Medical Image - International Journal of Clinical & Medical Images (2016) Volume 3, Issue 12
Author(s): Anu Kapoor
Clinical Image Calcification or ossification of the auricular cartilage is also known as ‘petrified ears.’ This condition was first described by Bochdalek in 1866. It is characterized by partial or total calcification or ossification of the external ear cartilage. The condition may be asymptomatic and picked up on clinical or radiological examination of the patient or it may be symptomatic resulting in discomfort due to stiffness or rigidity of ears. Rarely the overlying skin may show ulceration. A wide variety of causes for ear cartilage calcification have been reported. The process may involve one or both external ears with sparing of the ear lobes. The common causes include boxing, frostbite, trauma and gout. Many other uncommon conditions are associated with calcified pinnae and these include acromegaly, Addison disease, alkaptonuria, connective tissue diseases, calcium pyrophosphate deposition disease, Cushing’s syndrome, aging, hypercalcemic states, hyperparathyroidism, hypoparathyroidism, hypopituitarism, following infection or inflammation of external ear, Keutel syndrome, relapsing polychondritis, sarcoidosis and rarely syphilitic polychondritis.
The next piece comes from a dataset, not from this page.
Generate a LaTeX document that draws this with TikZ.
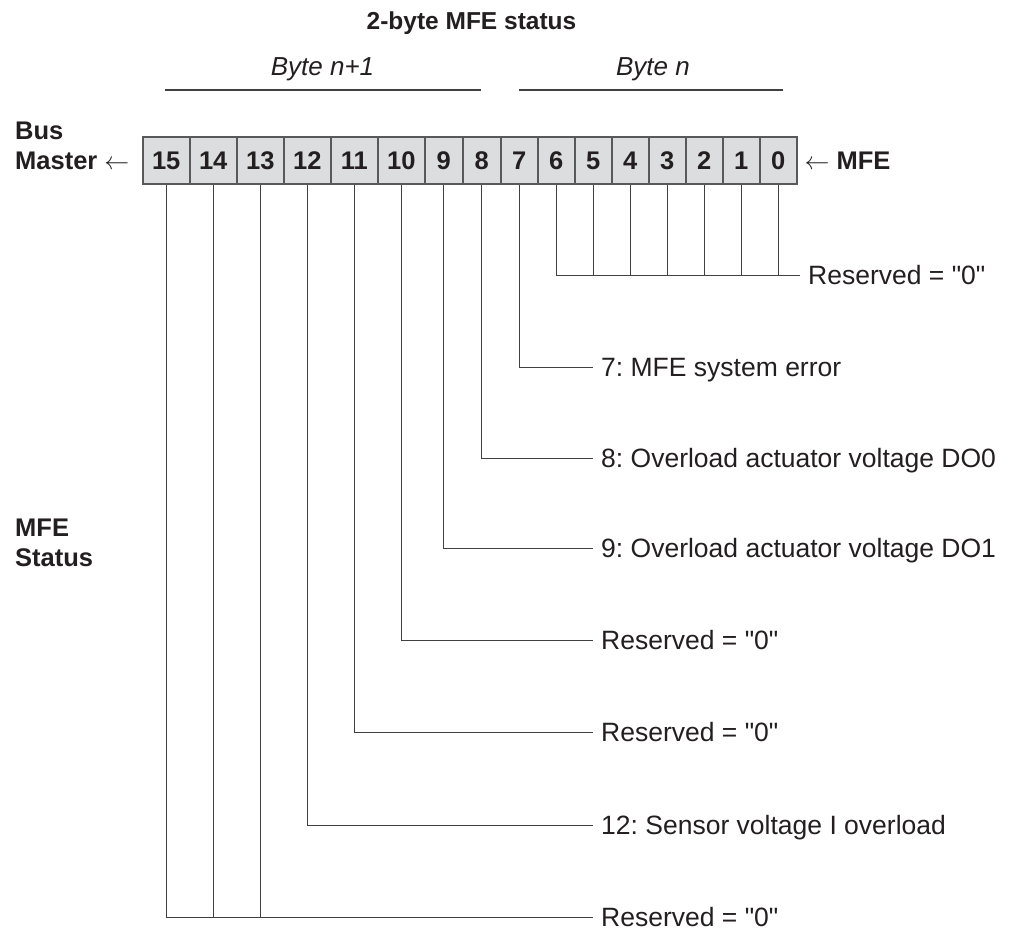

In a few cases no underlying cause can be established and in that situation the calcification of pinnae is considered as idiopathic. In the case presented here extensive calcification of bilateral external ear cartilage was noted incidentally during the CT study of cervical spine performed for symptoms of neck pain and stiffness. CT showed features of diffuse idiopathic skeletal hyperostosis with extensive ossification of anterior and posterior longitudinal ligaments of cervical spine in addition to heavily calcified ears.